Do shows like “Real Housewives of Atlanta,” “Love and Hip Hop Atlanta” or “Atlanta Plastic” accurately depict what it’s like to live and work in Atlanta? Plus, with all the scientific research about diets out there, how can consumers cut through all the noise to know what's healthy and what to avoid? Also, the sordid conditions of a Civil War prison located in Georgia.
Many of the soldiers who died during the Civil War did so in Northern and Southern prison camps. One of the most notorious of these was Andersonville Prison in Georgia. Thousands of Union troops there died while in captivity, and many of them came into contact with the same man --- Henry Wirz, a Confederate commander stationed at the prison. He was the only person executed for war crimes during the Civil War. A heavily criticized monument in his memory sits near the prison site and memorials for the victims. Host Celeste Headlee talks with a historian of the prison who says some of Wirz’s story is often misunderstood.

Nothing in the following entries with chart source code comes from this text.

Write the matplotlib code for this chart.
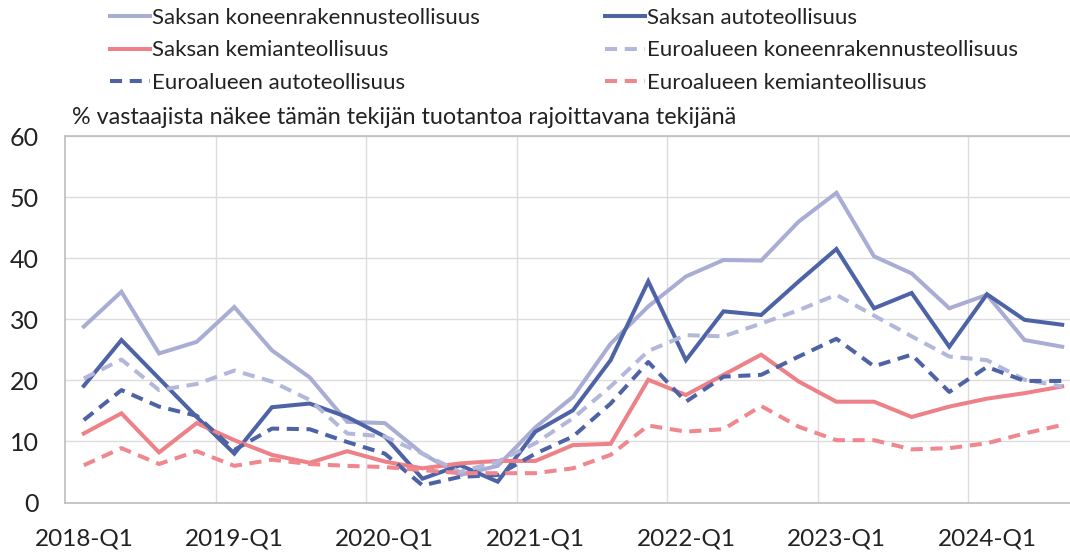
import matplotlib
matplotlib.use("Agg")
import matplotlib.pyplot as plt
from matplotlib.lines import Line2D

# ---- data ----
quarters = [f"{y}-Q{q}" for y in range(2018, 2025) for q in range(1, 5)][:27]
tick_labels = ["2018-Q1", "2019-Q1", "2020-Q1", "2021-Q1", "2022-Q1", "2023-Q1", "2024-Q1"]

de_machinery = [28.8, 34.5, 24.4, 26.3, 32.0, 24.9, 20.5, 13.2, 13.0, 8.0, 4.5, 6.0, 12.3, 17.3,
                26.0, 32.1, 37.0, 39.7, 39.6, 46.0, 50.7, 40.3, 37.5, 31.8, 34.0, 26.6, 25.5]
de_auto = [19.1, 26.6, 20.3, 14.0, 8.0, 15.6, 16.2, 14.0, 10.8, 3.9, 6.1, 3.4, 11.6, 15.1,
           23.3, 36.2, 23.3, 31.3, 30.7, 36.2, 41.5, 31.8, 34.3, 25.5, 34.1, 29.9, 29.1]
de_chem = [11.3, 14.6, 8.2, 13.0, 10.2, 7.8, 6.5, 8.4, 6.7, 5.6, 6.4, 6.8, 6.8, 9.4,
           9.6, 20.1, 17.6, 20.9, 24.2, 19.8, 16.5, 16.5, 14.0, 15.7, 17.0, 17.9, 19.0]
ea_machinery = [20.3, 23.4, 18.4, 19.4, 21.6, 19.8, 16.8, 11.3, 10.8, 8.0, 5.0, 6.7, 9.7, 13.8,
                19.0, 24.8, 27.4, 27.2, 29.3, 31.5, 34.0, 30.6, 27.2, 23.9, 23.3, 20.1, 19.0]
ea_auto = [13.5, 18.4, 15.7, 14.2, 8.6, 12.1, 12.0, 9.9, 8.0, 2.8, 4.2, 4.5, 8.0, 10.8,
           16.2, 23.0, 16.5, 20.6, 20.9, 23.9, 26.8, 22.3, 24.2, 18.1, 22.2, 19.9, 19.9]
ea_chem = [6.1, 8.9, 6.3, 8.4, 6.0, 7.0, 6.3, 6.0, 5.8, 5.3, 4.8, 4.8, 4.8, 5.6,
           7.8, 12.6, 11.6, 12.0, 15.8, 12.4, 10.2, 10.2, 8.7, 8.9, 9.7, 11.3, 12.7]

names = ["Saksan koneenrakennusteollisuus", "Saksan autoteollisuus", "Saksan kemianteollisuus",
         "Euroalueen koneenrakennusteollisuus", "Euroalueen autoteollisuus", "Euroalueen kemianteollisuus"]
subtitle = "% vastaajista näkee tämän tekijän tuotantoa rajoittavana tekijänä"

# ---- style ----
FONT = ["Lato", "DejaVu Sans"]
plt.rcParams['font.family'] = FONT
c_light = "#A9ADD4"
c_light_d = "#B3B7DA"
c_dark = "#4D63A6"
c_red = "#EE8088"
c_red_d = "#F0878E"
lw = 2.9
dash = (3.0, 1.9)
txt = "#222222"

fig = plt.figure(figsize=(10.70, 5.53), dpi=100)
ax = fig.add_axes([65 / 1070, (553 - 502.5) / 553, (1081 - 65) / 1070, (502.5 - 136) / 553])

x = list(range(len(quarters)))
series = [
    (de_machinery, c_light, "-"),
    (de_auto, c_dark, "-"),
    (de_chem, c_red, "-"),
    (ea_machinery, c_light_d, "--"),
    (ea_auto, c_dark, "--"),
    (ea_chem, c_red_d, "--"),
]
for (vals, col, ls), nm in zip(series, names):
    ln, = ax.plot(x, vals, color=col, lw=lw, linestyle=ls, solid_joinstyle="miter", label=nm)
    if ls == "--":
        ln.set_dashes(dash)

ax.set_xlim(-0.5, len(quarters) - 0.5)
ax.set_ylim(0, 60)
ax.set_yticks(range(0, 61, 10))
ax.set_xticks([quarters.index(t) for t in tick_labels])
ax.set_xticklabels(tick_labels)
ax.set_xticks([quarters.index(t) - 0.5 for t in tick_labels[1:]], minor=True)
ax.tick_params(axis="both", which="both", length=0, colors=txt)
ax.tick_params(axis="x", pad=19, labelsize=17.5)
ax.tick_params(axis="y", pad=19, labelsize=18)
ax.grid(axis="y", which="major", color="#DCDCDC", lw=1.0)
ax.grid(axis="x", which="minor", color="#DCDCDC", lw=1.0)
ax.set_axisbelow(True)
for s in ["left", "top", "bottom"]:
    ax.spines[s].set_color("#BDBDBD")
    ax.spines[s].set_linewidth(1.2)
ax.spines["right"].set_visible(False)

fig.text(72 / 1070, 1 - 118 / 553, subtitle, fontsize=16.8, color=txt, va="center", ha="left")

# legend: two columns, Excel row-major order
def make_handle(i):
    vals, col, ls = series[i]
    h = Line2D([], [], color=col, lw=lw, linestyle=ls)
    if ls == "--":
        h.set_dashes(dash)
    return h

for idxs, x0 in (([0, 2, 4], 108), ([1, 3, 5], 603)):
    fig.legend([make_handle(i) for i in idxs], [names[i] for i in idxs], ncol=1, frameon=False,
               loc="upper left", bbox_to_anchor=(x0 / 1070, 1 - 6 / 553), borderaxespad=0,
               borderpad=0.1, fontsize=16, handlelength=1.8, handletextpad=0.1,
               labelspacing=0.55, labelcolor=txt)

fig.savefig("out.png", dpi=100)
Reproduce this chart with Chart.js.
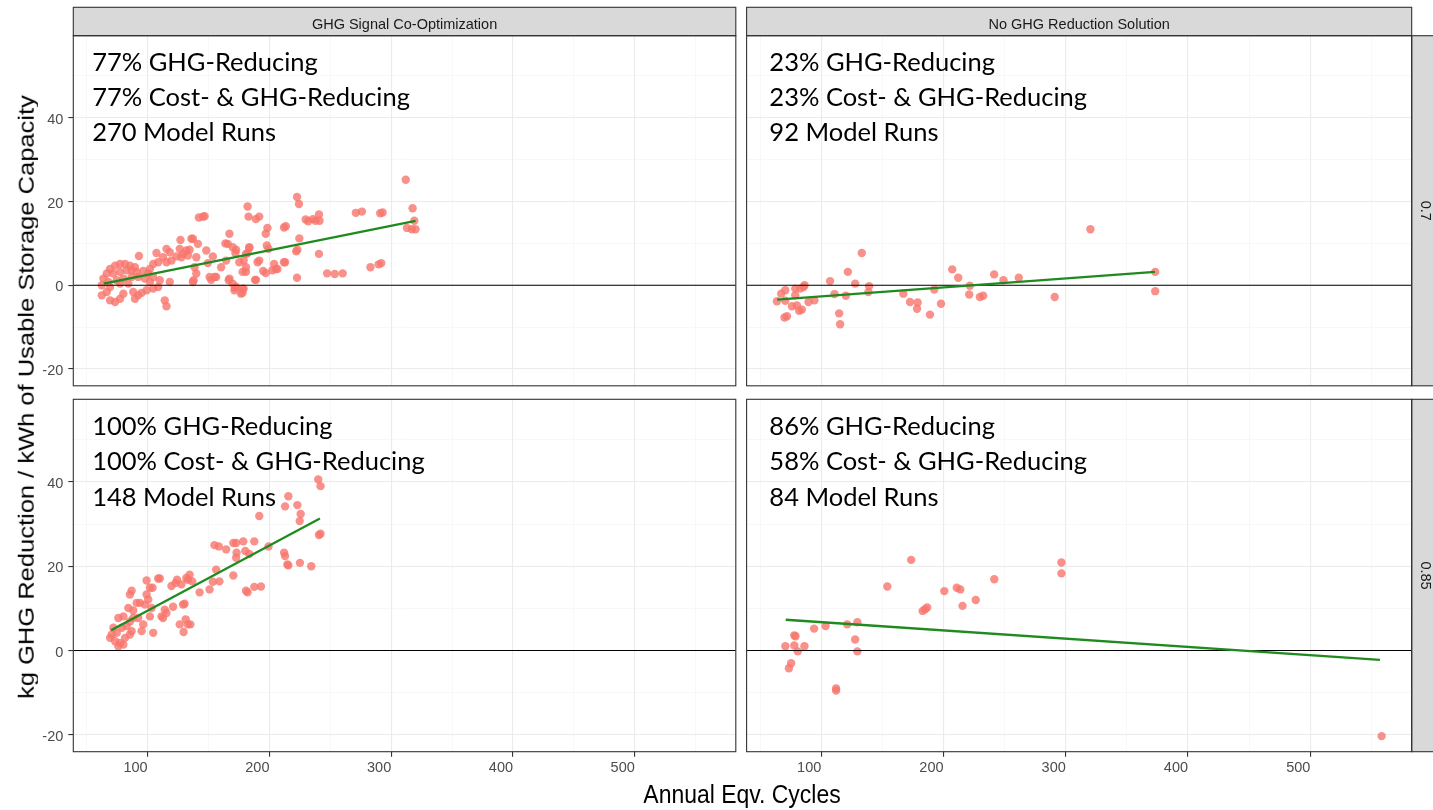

Plus, the Medical College of Georgia at Augusta University released a study showing that mice with high fat diets experienced memory issues (for humans, an example would be forgetting where you put your keys.) So does fat make you forgetful? We get an explainer on that study from its corresponding author, Alexis Stranahan. From the Atkins diet to Weight Watchers to the Paleo diet, it feels as if we’re inundated with diet studies all the time. Then, host Celeste Headlee speaks with Dr. Laurence Sperling, a cardiologist at Emory, about which diets to trust and which ones to avoid.
And know a rich housewife? A celebrity’s personal assistant? A rapper? Plastic surgeon? How about a self-made millionaire? These are just some of the jobs and lifestyles of Atlanta reality TV stars. Do shows like “Real Housewives of Atlanta,” “Love and Hip Hop Atlanta” or “Atlanta Plastic” accurately depict what it’s like to live and work in Atlanta? Host Celeste Headlee talks about portrayals of Atlanta with reality TV blogger Michelle Brown, Georgia State University literature professor Gina Caison and Morehouse College professor of English Stephane Dunn.